Kawan pernahkah kita merasakan panasnya bara api?, ya entah saat kita sedang masak di tungku kayu bakar, membakar sate atau pun ketika kita menikmati api unggun saat berkemah di pegunungan. Ketika itu kita berharap dapat menikmati apa yang kita masak tapi dengan kosekuensi akan merasakan panasnya api. Atau ketika kita ingin menikmati nuansa malam di pegunungan dengan diperhangat oleh api unggun, walau terkadang kita merasakan panasnya percikan dari bara apinya. Kawan, pada saat itu mungkin sebagian orang tidak akan menghiraukan rasa panas yang mereka dapatkan karena kenikmatan hidangan yang mereka masak atau keindahan dan kehangatan nuansa malam.

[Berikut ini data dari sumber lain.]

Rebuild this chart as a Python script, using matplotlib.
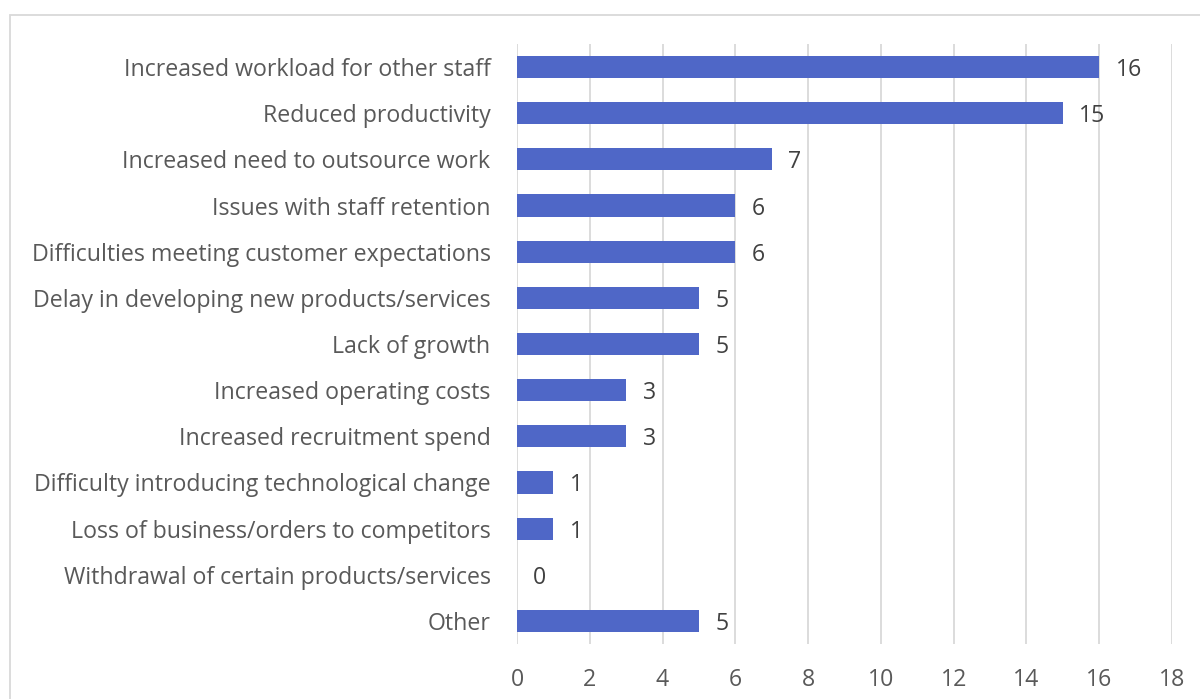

Lalu mampukah kita memahami dan bersabar pada panasnya bara api yang terdapat pada sabda Rasulullah Saw: “Setelah engkau akan datang masa kesabaran. Sabar pada masa itu seperti menggenggam bara api. Orang-orang yang bersabar akan mendapatkan pahala sebagaimana lima puluh orang laki-laki yang mengerjakan perbuatan tersebut. Para sahabat bertanya, “Wahai Rasulullah, apakah pahala lima puluh (laki-laki) diantara mereka? Rasul menjawab, “Bukan tetapi pahala lima puluh orang laki-laki diantara kalian.” (HR. Abu Dawud).
Saudaraku, kita sebagai umat muslim apakah mampu memahami jika kemaksiatan ataupun fitnah-fitnah yang menghantam umat ini, sangatlah membutuhkan kesabaran dalam diri yang mendalam. Isu terorisme yang menyakitkan telah menghantui umat muslim dalam menjalankan beberapa sunah Rasul yang sederhana namun mulia, misalnya ikhwan (laki-laki) berjenggot dan berpakaian gamis dianggap Ekstrim, padahal hal itu merupakan upaya bentuk penghormatan dan rasa cinta kita atas kemulyaan Rasulullah Saw atau merupakan ikhtiar dalam berlomba dalam kebaikan dengan menjalan sunah-sunahnya sesuai ketetapan syariat yang ada. Akhwat (perempuan) yang berhijab syar’i bahkan bercadar baik fisik atau hatinya, dengan kejinya  dianggap terbelakang oleh orang-orang yang berkiblat ‘kebebasan’(keblinger), padahal syariat dengan kewajiban berhijab untuk kaum perempuan merupakan upaya bentuk penghormatan dan penjagaan agar tidak mudah dilecehkan. Jika saja boleh mulut ini lancang bertutur, ibarat batu mulia (emas, berlian, intan dan permata) yang dijaga dan tidak semua orang boleh memegangnya bahkan menikmati keindahannya sehingga kemulyaan dan keindahanya tidak tergores dan tetap terjaga. Namun Islam dengan syaringatnya menjadikan Muslimah shalihah lebih dari itu, karena mereka adalah bidadari-bidadari penyejuk hati yang sering disebut oleh manusia yang mulia, Rasulullah Saw.  
Kesabaran ini bukanlah berarti pasrah, sabar dalam konteks ini adalah terus bergerak tuk menjaga kemulyaan Islam walau terasa bagaikan menggenggam bara api, jika dilepas maka akan jadi abu, dan jika digenggam agar terjaga keutuhan namun harus sabar dalam panasnya. Ya, kenapa harus bergerak?, karena rasa panas (cobaan/fitnah) itu bukan hanya yang menyerang dari luar, akan tetapi juga tentang menyikapi kemaksiatan di sekitar kaum muslim dan pada diri kita masing-masing.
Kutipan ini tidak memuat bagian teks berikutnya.